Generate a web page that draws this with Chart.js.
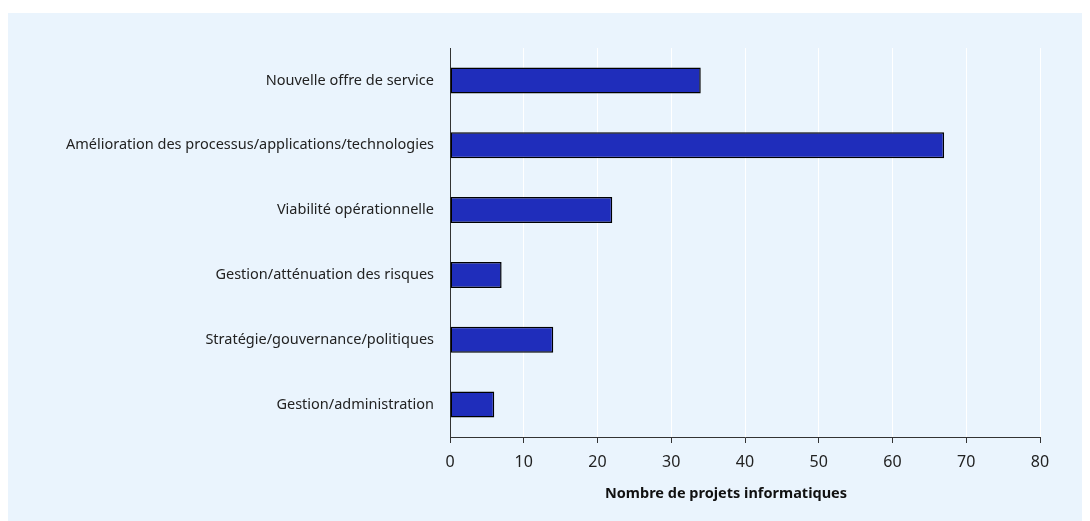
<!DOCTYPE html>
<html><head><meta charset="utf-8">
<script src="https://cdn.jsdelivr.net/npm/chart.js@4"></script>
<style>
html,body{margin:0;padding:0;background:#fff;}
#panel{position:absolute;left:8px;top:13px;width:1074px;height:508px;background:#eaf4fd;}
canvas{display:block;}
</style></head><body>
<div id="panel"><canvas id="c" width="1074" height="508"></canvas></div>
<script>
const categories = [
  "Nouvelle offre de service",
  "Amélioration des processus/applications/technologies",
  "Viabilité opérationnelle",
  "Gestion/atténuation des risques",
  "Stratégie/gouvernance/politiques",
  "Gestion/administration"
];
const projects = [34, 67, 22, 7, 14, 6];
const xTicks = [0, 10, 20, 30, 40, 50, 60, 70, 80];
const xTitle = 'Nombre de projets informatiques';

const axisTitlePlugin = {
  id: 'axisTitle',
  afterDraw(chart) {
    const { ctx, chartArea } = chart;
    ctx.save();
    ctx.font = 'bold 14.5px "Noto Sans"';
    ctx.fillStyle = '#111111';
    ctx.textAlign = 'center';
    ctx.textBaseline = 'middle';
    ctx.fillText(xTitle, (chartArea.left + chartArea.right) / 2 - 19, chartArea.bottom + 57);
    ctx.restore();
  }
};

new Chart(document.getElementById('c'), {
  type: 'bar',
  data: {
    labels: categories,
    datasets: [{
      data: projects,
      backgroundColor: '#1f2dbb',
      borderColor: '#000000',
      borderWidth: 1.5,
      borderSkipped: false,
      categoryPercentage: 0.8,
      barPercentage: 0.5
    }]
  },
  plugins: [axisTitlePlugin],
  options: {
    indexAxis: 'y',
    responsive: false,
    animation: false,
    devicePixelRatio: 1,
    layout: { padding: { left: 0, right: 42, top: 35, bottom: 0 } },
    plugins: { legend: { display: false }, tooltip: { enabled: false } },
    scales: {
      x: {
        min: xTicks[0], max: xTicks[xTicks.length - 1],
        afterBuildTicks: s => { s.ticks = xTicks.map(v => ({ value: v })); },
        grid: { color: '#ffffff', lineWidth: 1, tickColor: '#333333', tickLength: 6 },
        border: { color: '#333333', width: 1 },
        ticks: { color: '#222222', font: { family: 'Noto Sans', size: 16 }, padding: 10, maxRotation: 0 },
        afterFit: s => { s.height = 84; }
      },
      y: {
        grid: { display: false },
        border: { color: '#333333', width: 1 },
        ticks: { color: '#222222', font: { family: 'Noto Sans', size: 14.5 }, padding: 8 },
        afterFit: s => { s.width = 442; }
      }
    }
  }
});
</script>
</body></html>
▬▬▬▬▬▬
EXERCISE INSTRUCTIONS - Reproduce the material above in full, exactly, with no images.

TASK RESPONSE -
Generate a web page that draws this with Chart.js.
<!DOCTYPE html>
<html><head><meta charset="utf-8">
<script src="https://cdn.jsdelivr.net/npm/chart.js@4"></script>
<style>
html,body{margin:0;padding:0;background:#fff;}
#panel{position:absolute;left:8px;top:13px;width:1074px;height:508px;background:#eaf4fd;}
canvas{display:block;}
</style></head><body>
<div id="panel"><canvas id="c" width="1074" height="508"></canvas></div>
<script>
const categories = [
  "Nouvelle offre de service",
  "Amélioration des processus/applications/technologies",
  "Viabilité opérationnelle",
  "Gestion/atténuation des risques",
  "Stratégie/gouvernance/politiques",
  "Gestion/administration"
];
const projects = [34, 67, 22, 7, 14, 6];
const xTicks = [0, 10, 20, 30, 40, 50, 60, 70, 80];
const xTitle = 'Nombre de projets informatiques';

const axisTitlePlugin = {
  id: 'axisTitle',
  afterDraw(chart) {
    const { ctx, chartArea } = chart;
    ctx.save();
    ctx.font = 'bold 14.5px "Noto Sans"';
    ctx.fillStyle = '#111111';
    ctx.textAlign = 'center';
    ctx.textBaseline = 'middle';
    ctx.fillText(xTitle, (chartArea.left + chartArea.right) / 2 - 19, chartArea.bottom + 57);
    ctx.restore();
  }
};

new Chart(document.getElementById('c'), {
  type: 'bar',
  data: {
    labels: categories,
    datasets: [{
      data: projects,
      backgroundColor: '#1f2dbb',
      borderColor: '#000000',
      borderWidth: 1.5,
      borderSkipped: false,
      categoryPercentage: 0.8,
      barPercentage: 0.5
    }]
  },
  plugins: [axisTitlePlugin],
  options: {
    indexAxis: 'y',
    responsive: false,
    animation: false,
    devicePixelRatio: 1,
    layout: { padding: { left: 0, right: 42, top: 35, bottom: 0 } },
    plugins: { legend: { display: false }, tooltip: { enabled: false } },
    scales: {
      x: {
        min: xTicks[0], max: xTicks[xTicks.length - 1],
        afterBuildTicks: s => { s.ticks = xTicks.map(v => ({ value: v })); },
        grid: { color: '#ffffff', lineWidth: 1, tickColor: '#333333', tickLength: 6 },
        border: { color: '#333333', width: 1 },
        ticks: { color: '#222222', font: { family: 'Noto Sans', size: 16 }, padding: 10, maxRotation: 0 },
        afterFit: s => { s.height = 84; }
      },
      y: {
        grid: { display: false },
        border: { color: '#333333', width: 1 },
        ticks: { color: '#222222', font: { family: 'Noto Sans', size: 14.5 }, padding: 8 },
        afterFit: s => { s.width = 442; }
      }
    }
  }
});
</script>
</body></html>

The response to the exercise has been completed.